Overcoming the Urge to Give Up

Last night around 2 AM, I found myself staring at yet another abandoned project. This time it was a half-finished maintenance note. The file was right there, about 70% complete, sitting untouched for three weeks.

And it hit me - I do this ALL. THE. TIME.

I'm a serial project-starter and chronic project-abandoner.

What's weird is that I never do this with work deadlines or things I HAVE to do. When my boss needs something by Friday, it gets done by Friday. But when it's just me, learning for myself? My commitment evaporates like morning dew in the Toronto summer heat.

I've realized learning isn't a nice straight upward line we imagine. It's more like a curve with a honeymoon phase, the slog phase, and then the golden point. At first, everything is new and exciting, progress happens fast.
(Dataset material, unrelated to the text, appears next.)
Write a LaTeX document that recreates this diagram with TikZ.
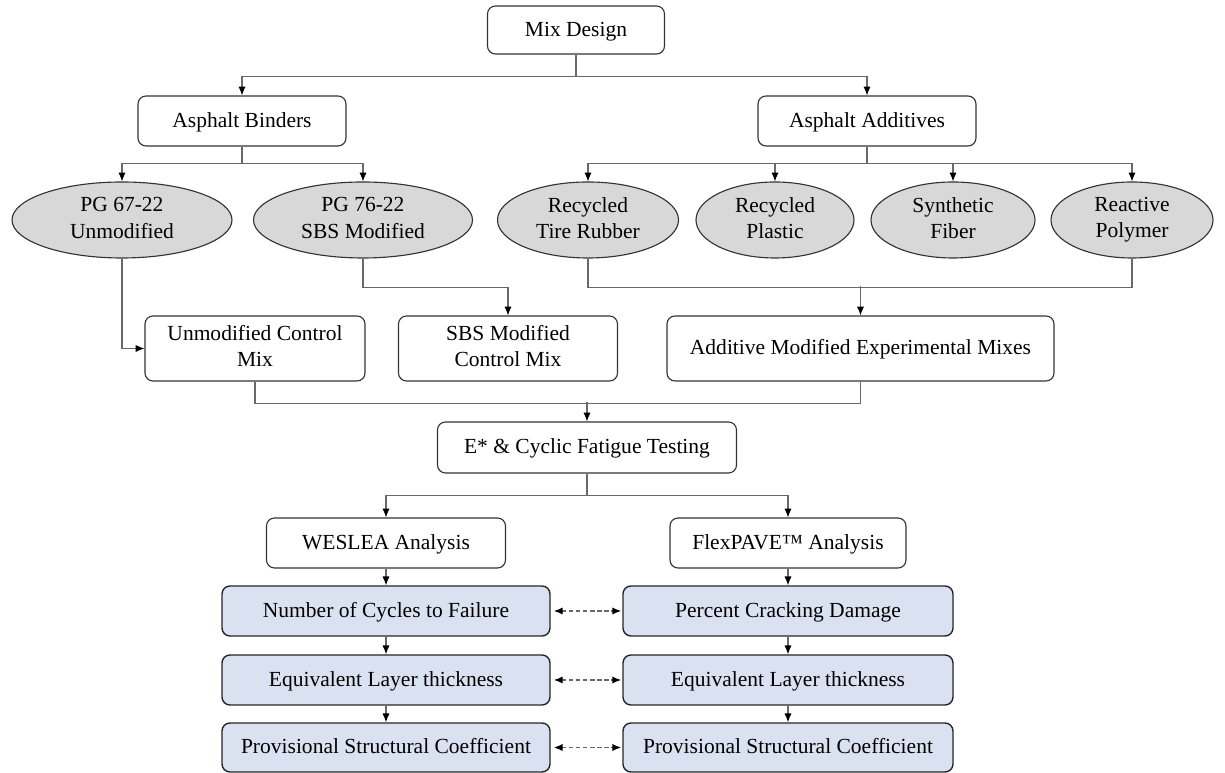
\documentclass[tikz,border=0pt]{standalone}
\usepackage{fontspec}
\setmainfont{Liberation Serif}
\usetikzlibrary{shapes.geometric,arrows.meta}
\definecolor{boxblue}{RGB}{218,226,242}
\definecolor{ovalgray}{RGB}{216,216,216}
\definecolor{linegray}{RGB}{105,105,105}
\begin{document}
\begin{tikzpicture}[
        scale=1,
        font=\fontsize{15.3}{18.5}\selectfont
    ]
    \tikzset{
        mybox/.style = {rectangle, rounded corners=0.2cm, draw=black!80, line width=0.8pt, align=center, fill=white, inner sep=0pt, minimum height=1.25cm,
            execute at begin node={\rule[-3pt]{0pt}{15pt}}, execute at end node={\rule[-3pt]{0pt}{15pt}}},
        myboxb/.style = {mybox, fill=boxblue, draw=black!85, line width=1pt},
        myoval/.style = {ellipse, draw=black!80, line width=0.8pt, align=center, fill=ovalgray, inner sep=0pt, minimum height=1.9cm,
            execute at begin node={\rule[-3pt]{0pt}{15pt}}, execute at end node={\rule[-3pt]{0pt}{15pt}}},
        edgen/.style = {-, draw=linegray, line width=0.75pt},
        edgea/.style = {-{Latex[length=2.2mm,width=1.8mm,color=black]}, draw=linegray, line width=0.75pt},
        edged/.style = {{Latex[length=2.2mm,width=1.8mm,color=black]}-{Latex[length=2.2mm,width=1.8mm,color=black]}, draw=linegray, line width=0.75pt, dash pattern=on 3pt off 2pt, shorten <=0.08cm, shorten >=0.03cm},
    }
    \useasboundingbox (0,0) rectangle (30.625,19.325);
    \node[mybox, minimum width=4.425cm, minimum height=1.2cm] at (14.4,18.575) (mix) {Mix Design};
    \node[mybox, minimum width=5.2cm] at (6.05,16.3) (bind) {Asphalt Binders};
    \node[mybox, minimum width=5.45cm] at (21.675,16.3) (addi) {Asphalt Additives};
    %
    \node[myoval, minimum width=5.5cm] at (3.05,13.825) (pga) {PG 67-22\\Unmodified};
    \node[myoval, minimum width=5.475cm] at (9.075,13.825) (pgb) {PG 76-22\\SBS Modified};
    \node[myoval, minimum width=4.525cm] at (14.7,13.825) (tire) {Recycled\\Tire Rubber};
    \node[myoval, minimum width=3.95cm] at (19.375,13.825) (plas) {Recycled\\Plastic};
    \node[myoval, minimum width=4.1cm] at (23.825,13.825) (fib) {Synthetic\\Fiber};
    \node[myoval, minimum width=4.05cm] at (28.3,13.825) (poly) {Reactive\\Polymer};
    %
    \node[mybox, minimum width=5.5cm, minimum height=1.625cm] at (6.375,10.6125) (unm) {Unmodified Control\\Mix};
    \node[mybox, minimum width=5.475cm, minimum height=1.625cm] at (12.7,10.6125) (sbs) {SBS Modified\\Control Mix};
    \node[mybox, minimum width=9.675cm, minimum height=1.625cm] at (21.5125,10.6125) (amx) {Additive Modified Experimental Mixes};
    %
    \node[mybox, minimum width=7.475cm, minimum height=1.275cm] at (14.675,8.1375) (ecf) {E* \& Cyclic Fatigue Testing};
    \node[mybox, minimum width=5.975cm] at (9.65,5.75) (wes) {WESLEA Analysis};
    \node[mybox, minimum width=5.9cm] at (19.7,5.75) (flx) {FlexPAVE™ Analysis};
    %
    \node[myboxb, minimum width=8.2cm] at (9.65,4.05) (wcy) {Number of Cycles to Failure};
    \node[myboxb, minimum width=8.2cm] at (9.65,2.325) (wel) {Equivalent Layer thickness};
    \node[myboxb, minimum width=8.2cm, minimum height=1.225cm] at (9.65,0.6375) (wps) {Provisional Structural Coefficient};
    \node[myboxb, minimum width=8.25cm] at (19.7,4.05) (fcr) {Percent Cracking Damage};
    \node[myboxb, minimum width=8.25cm] at (19.7,2.325) (fel) {Equivalent Layer thickness};
    \node[myboxb, minimum width=8.25cm, minimum height=1.225cm] at (19.7,0.6375) (fps) {Provisional Structural Coefficient};
    %
    \draw[edgea] (mix.south) -- ++(0,-0.55) -| (bind.north);
    \draw[edgea] (mix.south) -- ++(0,-0.55) -| (addi.north);
    %
    \draw[edgea] (bind.south) -- ++(0,-0.425) -| (pga.north);
    \draw[edgea] (bind.south) -- ++(0,-0.425) -| (pgb.north);
    \draw[edgea] (addi.south) -- ++(0,-0.425) -| (tire.north);
    \draw[edgea] (addi.south) -- ++(0,-0.425) -| (plas.north);
    \draw[edgea] (addi.south) -- ++(0,-0.425) -| (fib.north);
    \draw[edgea] (addi.south) -- ++(0,-0.425) -| (poly.north);
    %
    \draw[edgea] (pga.south) |- (unm.west);
    \draw[edgea] (pgb.south) -- ++(0,-0.725) -| (sbs.north);
    \draw[edgen] (tire.south) -- ++(0,-0.725) -| (poly.south);
    \draw[edgea] ([yshift=0.725cm]amx.north) -- (amx.north);
    %
    \draw[edgen] (unm.south) -- ++(0,-0.55) -| (amx.south);
    \draw[edgea] ([yshift=0.475cm]ecf.north) -- (ecf.north);
    \draw[edgea] (ecf.south) -- ++(0,-0.55) -| (wes.north);
    \draw[edgea] (ecf.south) -- ++(0,-0.55) -| (flx.north);
    %
    \draw[edgea] (wes) -- (wcy);
    \draw[edgea] (wcy) -- (wel);
    \draw[edgea] (wel) -- (wps);
    \draw[edgea] (flx) -- (fcr);
    \draw[edgea] (fcr) -- (fel);
    \draw[edgea] (fel) -- (fps);
    %
    \draw[edged] (wcy) -- (fcr);
    \draw[edged] (wel) -- (fel);
    \draw[edged] (wps) -- (fps);
\end{tikzpicture}
\end{document}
But the progress slows to a crawl, and you're not sure what you're doing wrong in the middle of the process. But if you push through the slog, you magically gain enough knowledge to actually understand what you need to improve.

Most of us quit during The Slog. I certainly do.
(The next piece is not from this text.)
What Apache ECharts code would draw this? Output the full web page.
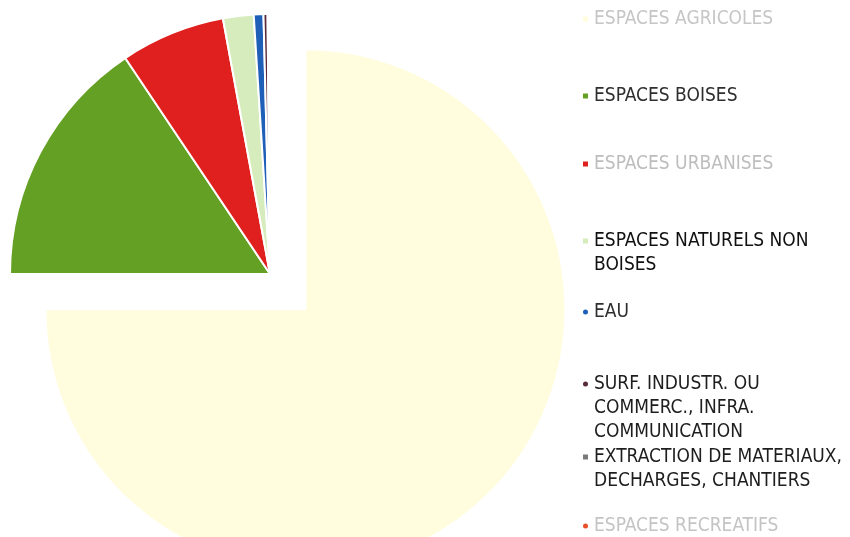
<!DOCTYPE html>
<html>
<head>
<meta charset="utf-8">
<script src="https://cdn.jsdelivr.net/npm/echarts@6/dist/echarts.min.js"></script>
<style>
html,body{margin:0;padding:0;background:#fff;}
#chart{width:850px;height:537px;}
</style>
</head>
<body>
<div id="chart"></div>
<script>
// ---- data ----
const categories = [
  'ESPACES AGRICOLES',
  'ESPACES BOISES',
  'ESPACES URBANISES',
  'ESPACES NATURELS NON BOISES',
  'EAU',
  'SURF. INDUSTR. OU COMMERC., INFRA. COMMUNICATION',
  'EXTRACTION DE MATERIAUX, DECHARGES, CHANTIERS',
  'ESPACES RECREATIFS'
];
const legendLabels = [
  'ESPACES AGRICOLES',
  'ESPACES BOISES',
  'ESPACES URBANISES',
  'ESPACES NATURELS NON\nBOISES',
  'EAU',
  'SURF. INDUSTR. OU\nCOMMERC., INFRA.\nCOMMUNICATION',
  'EXTRACTION DE MATERIAUX,\nDECHARGES, CHANTIERS',
  'ESPACES RECREATIFS'
];
const values = [75.0, 15.6, 6.5, 1.9, 0.6, 0.25, 0.05, 0.1];

// ---- styles / layout ----
const colors = ['#FFFDDD', '#64A024', '#E0201E', '#D6ECBD', '#1F5FB8', '#5A2A3A', '#7A7A7A', '#E8502A'];
const textColors = ['#c6c6c6', '#2e2e2e', '#bdbdbd', '#111111', '#2e2e2e', '#1e1e1e', '#1e1e1e', '#c4c4c4'];
const iconShapes = ['rect', 'rect', 'rect', 'rect', 'circle', 'circle', 'rect', 'circle'];
const firstLineY = [18, 95, 163, 240, 311, 383, 456, 525];
const LH = 24;
const S = 7;

function iconPath(shape, h) {
  const cy = LH / 2;
  const t = cy - S / 2, b = cy + S / 2;
  let mark;
  if (shape === 'circle') {
    mark = `M0 ${cy} A${S/2} ${S/2} 0 1 1 ${S} ${cy} A${S/2} ${S/2} 0 1 1 0 ${cy} Z`;
  } else {
    mark = `M0 ${t} L${S} ${t} L${S} ${b} L0 ${b} Z`;
  }
  return `path://M0 0 ${mark} M${S} ${h}`;
}

const chart = echarts.init(document.getElementById('chart'), null, {renderer: 'canvas'});

const legends = categories.map((name, i) => {
  const n = legendLabels[i].split('\n').length;
  const h = n * LH;
  return {
    orient: 'vertical',
    left: 581,
    top: firstLineY[i] - LH / 2,
    padding: 0,
    itemWidth: S,
    itemHeight: h,
    icon: iconPath(iconShapes[i], h),
    selectedMode: false,
    data: [name],
    formatter: () => legendLabels[i],
    textStyle: {
      color: textColors[i],
      fontFamily: "'Liberation Sans Narrow', 'DejaVu Sans Condensed', sans-serif",
      fontSize: 19,
      lineHeight: LH
    }
  };
});

const option = {
  animation: false,
  backgroundColor: '#ffffff',
  legend: legends,
  series: [{
    type: 'pie',
    center: [270, 274],
    radius: 260,
    startAngle: 90,
    clockwise: true,
    selectedMode: 'single',
    selectedOffset: 50,
    label: {show: false},
    labelLine: {show: false},
    emphasis: {disabled: true},
    itemStyle: {borderColor: '#ffffff', borderWidth: 2},
    data: categories.map((name, i) => ({
      name: name,
      value: values[i],
      selected: i === 0,
      itemStyle: {color: colors[i]},
      select: {itemStyle: {color: colors[i], borderColor: '#ffffff', borderWidth: 2}}
    }))
  }]
};
chart.setOption(option);
</script>
</body>
</html>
For me, I think it's the fear of disappointment that makes me give up. If I never finish learning something, I never have to face the possibility that I might suck at it. By abandoning ship early, I protect myself from potential failure.

This is especially true with creative pursuits. I had no clear benchmarks for success. At least with something structured like learning code, there are right and wrong answers. With creativity, the endless possibilities became paralyzing.

What's actually helping me break the cycle?

  1. I Make Peace With Potential Failure

Before starting my current photography project, I told myself: "This might turn out terrible, and that's completely okay."

Weirdly, acknowledging that I might fail takes the pressure off. When I stop worrying about the end result, I can actually enjoy the process more.

  1. The Three-Hour Rule

When I hit that "I want to quit" feeling now, I set a timer for three hours. I tell myself, "Just stick with this for three more hours. If you still hate it after that, fine."

Last month when one of a server system I manage started failing, I was ready to give up after 20 minutes of troubleshooting. Instead, I committed to three hours of focused effort. By hour two, not only had I fixed it, but I'd learned enough to help another site owner on a forum with the same issue.

  1. Embracing Boredom

This sounds counterintuitive, but some of my best breakthroughs happen when I'm bored out of my mind. During those three-hour sessions, after the initial frustration passes, my brain enters this stream of consciousness where creative solutions start appearing.

It's like my mind says, "Fine, if we're stuck here anyway, might as well figure something out."

...

This whole pattern reminds me of how people approach Linux. A friend recently wanted to try Ubuntu on his laptop. He hit ONE snag with his WiFi drivers and immediately went back to Windows. That five-minute fixable problem was his excuse to abandon the entire journey.